The salesman-in-chief goes all-in on health care

Say this for 45: If there’s one thing he relishes, it’s making life uncomfortable for anyone who thwarts his will.

This is a crucial skill for a president. Brains, heart, vision—these qualities are all well and good. But if a leader is a lousy salesman, he’s going to have a tough time getting anything done. And even when he does make progress, unless he can convince the electorate of the rightness of that progress, he’ll suffer massive—potentially fatal—blowback.

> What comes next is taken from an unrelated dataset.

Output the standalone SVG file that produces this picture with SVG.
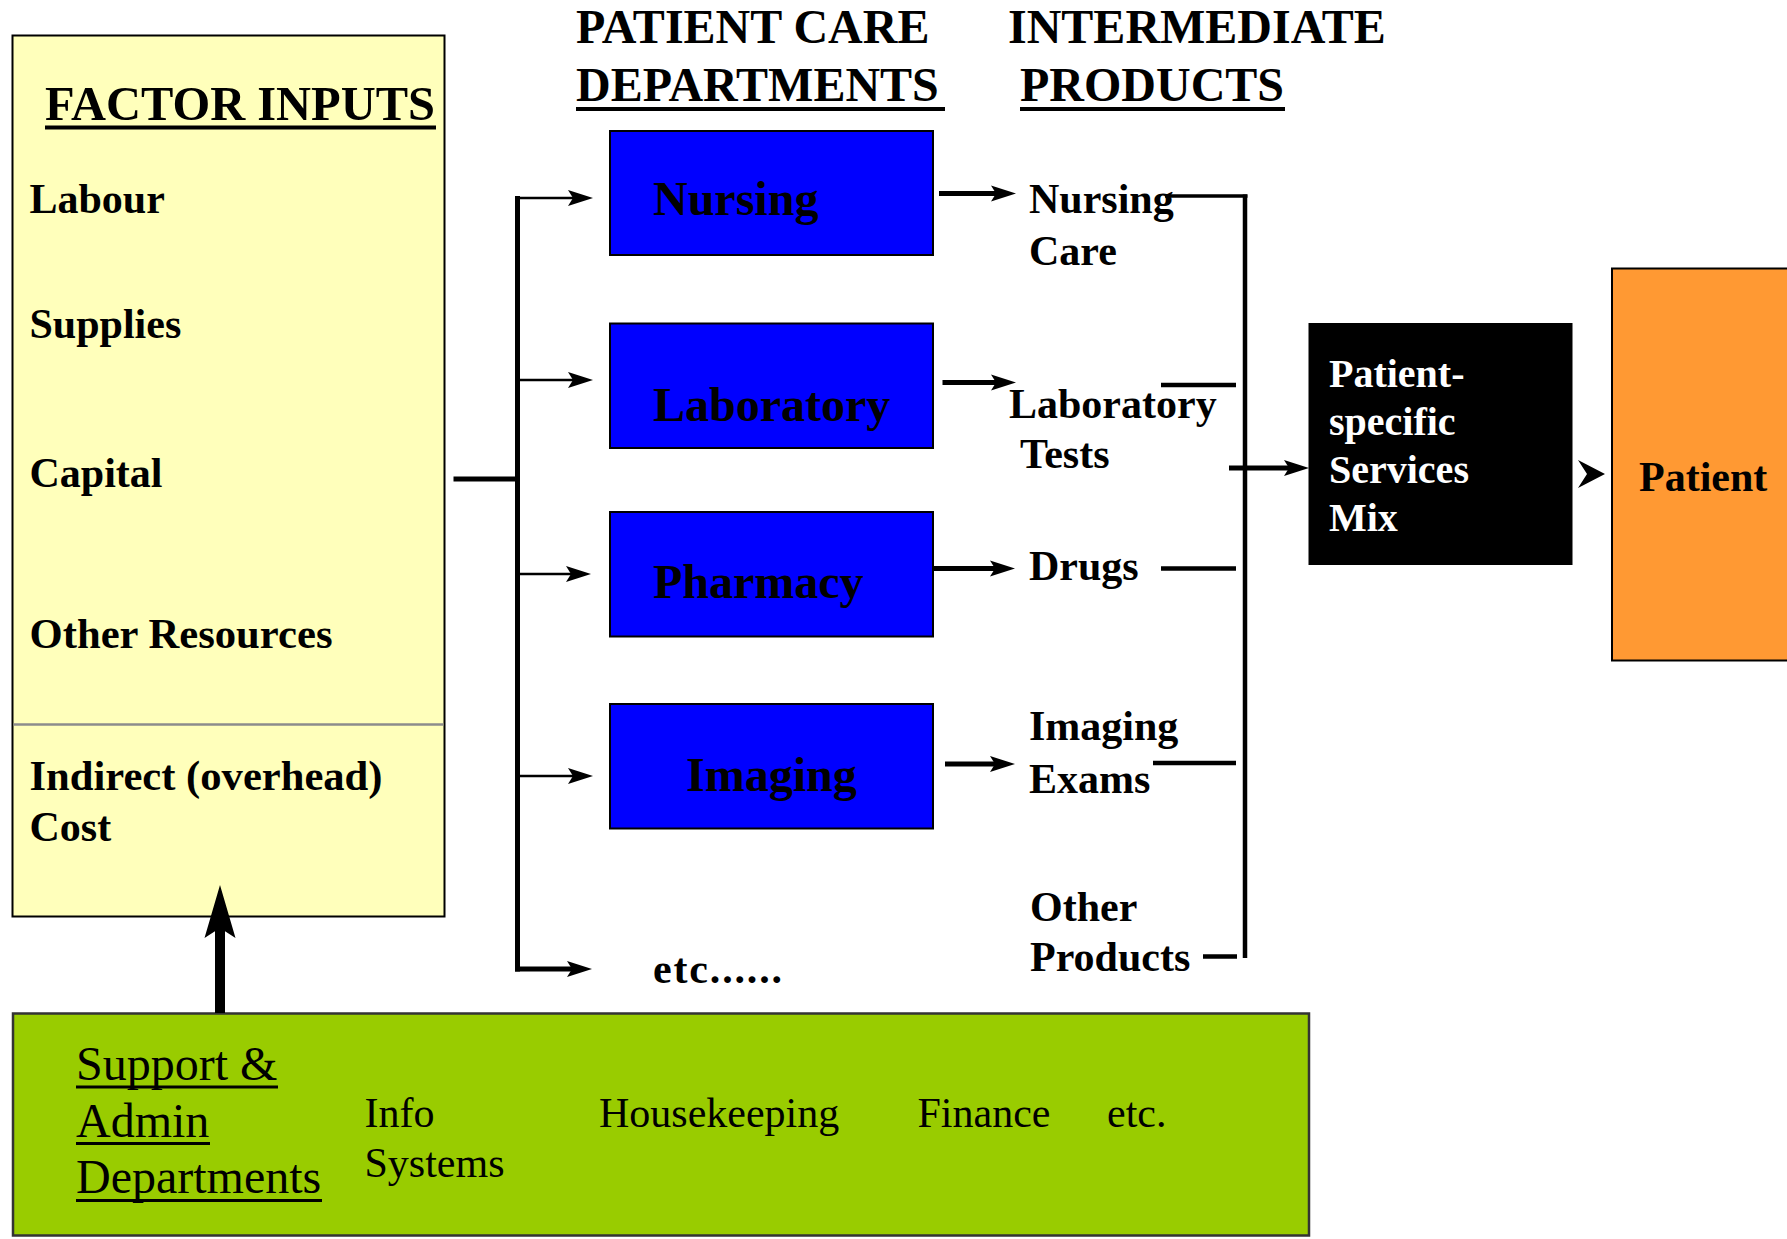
<svg xmlns="http://www.w3.org/2000/svg" width="1787" height="1239" viewBox="0 0 1787 1239">
  <style>
    text { font-family: "Liberation Serif", "Times New Roman", serif; fill: #000; }
    .h { font-size: 48px; font-weight: bold; }
    .item { font-size: 42px; font-weight: bold; }
    .dept { font-size: 48px; font-weight: bold; }
    .reg { font-size: 42px; }
    .reg48 { font-size: 48px; }
    .white { fill: #fff; font-size: 40px; font-weight: bold; }
    .ul { stroke: #000; stroke-width: 4; }
    .dbox { fill: #0000FF; stroke: #000; stroke-width: 2; }
    .thin { stroke: #000; stroke-width: 2.5; fill: none; }
    .thick { stroke: #000; stroke-width: 5; fill: none; }
  </style>
  <defs>
    <!-- barbed arrowhead; line ends 18px before the tip -->
    <marker id="barb" markerUnits="userSpaceOnUse" viewBox="-26 -10 46 20" markerWidth="46" markerHeight="20" refX="0" refY="0" orient="auto" overflow="visible">
      <path d="M18,0 L-7,-8 L-2,0 L-7,8 Z" fill="#000"/>
    </marker>
  </defs>

  <rect width="1787" height="1239" fill="#fff"/>

  <!-- Column headings -->
  <g id="headings">
    <text class="h" x="576" y="43">PATIENT CARE</text>
    <text class="h" x="576" y="101">DEPARTMENTS</text>
    <line class="ul" x1="576" y1="109" x2="945" y2="109"/>
    <text class="h" x="1008" y="43">INTERMEDIATE</text>
    <text class="h" x="1020" y="101">PRODUCTS</text>
    <line class="ul" x1="1020" y1="109" x2="1285" y2="109"/>
  </g>

  <!-- Factor inputs -->
  <g id="factor-inputs">
    <rect x="12.5" y="35.5" width="432" height="881" fill="#FFFFBB" stroke="#000" stroke-width="2"/>
    <line x1="13.5" y1="724.5" x2="443.5" y2="724.5" stroke="#8C8C8C" stroke-width="2.5"/>
    <text class="h" x="45" y="120" textLength="390" lengthAdjust="spacingAndGlyphs">FACTOR INPUTS</text>
    <line class="ul" x1="45" y1="127.5" x2="436" y2="127.5"/>
    <text class="item" x="29.5" y="213">Labour</text>
    <text class="item" x="29.5" y="338">Supplies</text>
    <text class="item" x="29.5" y="487">Capital</text>
    <text class="item" x="29.5" y="648" textLength="303" lengthAdjust="spacingAndGlyphs">Other Resources</text>
    <text class="item" x="29.5" y="790" textLength="353" lengthAdjust="spacingAndGlyphs">Indirect (overhead)</text>
    <text class="item" x="29.5" y="841">Cost</text>
  </g>

  <!-- Patient care departments -->
  <g id="nursing">
    <rect class="dbox" x="610" y="131" width="323" height="124"/>
    <text class="dept" x="653" y="215">Nursing</text>
  </g>
  <g id="laboratory">
    <rect class="dbox" x="610" y="323.5" width="323" height="124.5"/>
    <text class="dept" x="653" y="421">Laboratory</text>
  </g>
  <g id="pharmacy">
    <rect class="dbox" x="610" y="512" width="323" height="124.5"/>
    <text class="dept" x="653" y="598">Pharmacy</text>
  </g>
  <g id="imaging">
    <rect class="dbox" x="610" y="704" width="323" height="124.5"/>
    <text class="dept" x="686" y="791">Imaging</text>
  </g>
  <g id="etc-dept">
    <text class="item" x="653" y="983" textLength="129" lengthAdjust="spacing">etc......</text>
  </g>

  <!-- Intermediate products -->
  <g id="nursing-care">
    <text class="item" x="1029" y="213">Nursing</text>
    <text class="item" x="1029" y="265">Care</text>
  </g>
  <g id="laboratory-tests">
    <text class="item" x="1009" y="418">Laboratory</text>
    <text class="item" x="1020" y="468">Tests</text>
  </g>
  <g id="drugs">
    <text class="item" x="1029" y="580">Drugs</text>
  </g>
  <g id="imaging-exams">
    <text class="item" x="1029" y="740">Imaging</text>
    <text class="item" x="1029" y="793">Exams</text>
  </g>
  <g id="other-products">
    <text class="item" x="1030" y="921">Other</text>
    <text class="item" x="1030" y="971">Products</text>
  </g>

  <!-- Services mix -->
  <g id="services-mix">
    <rect x="1308.5" y="323" width="264" height="242" fill="#000"/>
    <text class="white" x="1329" y="387">Patient-</text>
    <text class="white" x="1329" y="435">specific</text>
    <text class="white" x="1329" y="483">Services</text>
    <text class="white" x="1329" y="531">Mix</text>
  </g>

  <!-- Patient -->
  <g id="patient">
    <rect x="1612" y="268.5" width="190" height="392" fill="#FF9933" stroke="#000" stroke-width="2"/>
    <text class="item" x="1639" y="491">Patient</text>
  </g>

  <!-- Support and admin departments -->
  <g id="support-admin">
    <rect x="13" y="1013.5" width="1296" height="222" fill="#99CC00" stroke="#333" stroke-width="2.5"/>
    <text class="reg48" x="76" y="1080">Support &amp;</text>
    <line x1="76" y1="1087" x2="278" y2="1087" stroke="#000" stroke-width="3"/>
    <text class="reg48" x="76" y="1137">Admin</text>
    <line x1="76" y1="1143.5" x2="210" y2="1143.5" stroke="#000" stroke-width="3"/>
    <text class="reg48" x="76" y="1193">Departments</text>
    <line x1="76" y1="1200.5" x2="322" y2="1200.5" stroke="#000" stroke-width="3"/>
    <text class="reg" x="364.5" y="1127">Info</text>
    <text class="reg" x="364.5" y="1177">Systems</text>
    <text class="reg" x="599" y="1127">Housekeeping</text>
    <text class="reg" x="917.5" y="1127">Finance</text>
    <text class="reg" x="1107" y="1127">etc.</text>
  </g>

  <!-- Connectors -->
  <g id="connectors">
    <!-- factor inputs into the department trunk -->
    <line class="thick" x1="453.5" y1="479" x2="515" y2="479"/>
    <line class="thick" x1="517.5" y1="196" x2="517.5" y2="971.5"/>
    <line class="thin" x1="515" y1="198" x2="575" y2="198" marker-end="url(#barb)"/>
    <line class="thin" x1="517.5" y1="380" x2="575" y2="380" marker-end="url(#barb)"/>
    <line class="thin" x1="517.5" y1="574" x2="573" y2="574" marker-end="url(#barb)"/>
    <line class="thin" x1="517.5" y1="776" x2="575" y2="776" marker-end="url(#barb)"/>
    <line class="thick" x1="515" y1="969" x2="574" y2="969" marker-end="url(#barb)"/>

    <!-- departments to products -->
    <line class="thick" x1="939" y1="193.5" x2="998" y2="193.5" marker-end="url(#barb)"/>
    <line class="thick" x1="942.5" y1="382.5" x2="998" y2="382.5" marker-end="url(#barb)"/>
    <line class="thick" x1="933" y1="568.5" x2="997" y2="568.5" marker-end="url(#barb)"/>
    <line class="thick" x1="945" y1="764" x2="997" y2="764" marker-end="url(#barb)"/>

    <!-- products collected into the services mix -->
    <line x1="1165" y1="196" x2="1247.5" y2="196" stroke="#000" stroke-width="3.5"/>
    <line x1="1245" y1="194.5" x2="1245" y2="958" stroke="#000" stroke-width="4.5"/>
    <line x1="1161" y1="385" x2="1236" y2="385" stroke="#000" stroke-width="4.5"/>
    <line x1="1161" y1="568.5" x2="1236" y2="568.5" stroke="#000" stroke-width="4.5"/>
    <line x1="1153" y1="763" x2="1236" y2="763" stroke="#000" stroke-width="4.5"/>
    <line x1="1203" y1="956.5" x2="1237" y2="956.5" stroke="#000" stroke-width="4.5"/>
    <line class="thick" x1="1229" y1="468" x2="1291" y2="468" marker-end="url(#barb)"/>

    <!-- services mix to patient -->
    <path d="M1578,460 L1605,474 L1578,488 L1587,474 Z" fill="#000"/>

    <!-- support departments feed indirect cost -->
    <line x1="220" y1="1013" x2="220" y2="925" stroke="#000" stroke-width="10"/>
    <path d="M220,885 L235.5,938 L220,928 L204.5,938 Z" fill="#000"/>
  </g>
</svg>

Just ask Trump’s predecessor. Barack Obama had many fine gifts, but even he acknowledged that he kinda stunk at hawking his agenda, to either the public or the Congress. His bone-deep aversion to schmoozing—with political friends and enemies alike—became a topic of endless criticism. Journalistic eminence Bob Woodward rarely missed an opportunity to smack Obama for not inviting Republican leaders over for a beer or a smoke or a fun-filled movie night.

Unlike, say, Bill Clinton, Obama radiated distaste for the dirty, messy nature of politics. Oh, sure, now and again he would try to whip up public support for a plan—or invite a handful of lawmakers over to watch the Super Bowl. But overwhelmingly he strove to stay above the fray and wasted little to no effort on cultivating relationships with members of Congress.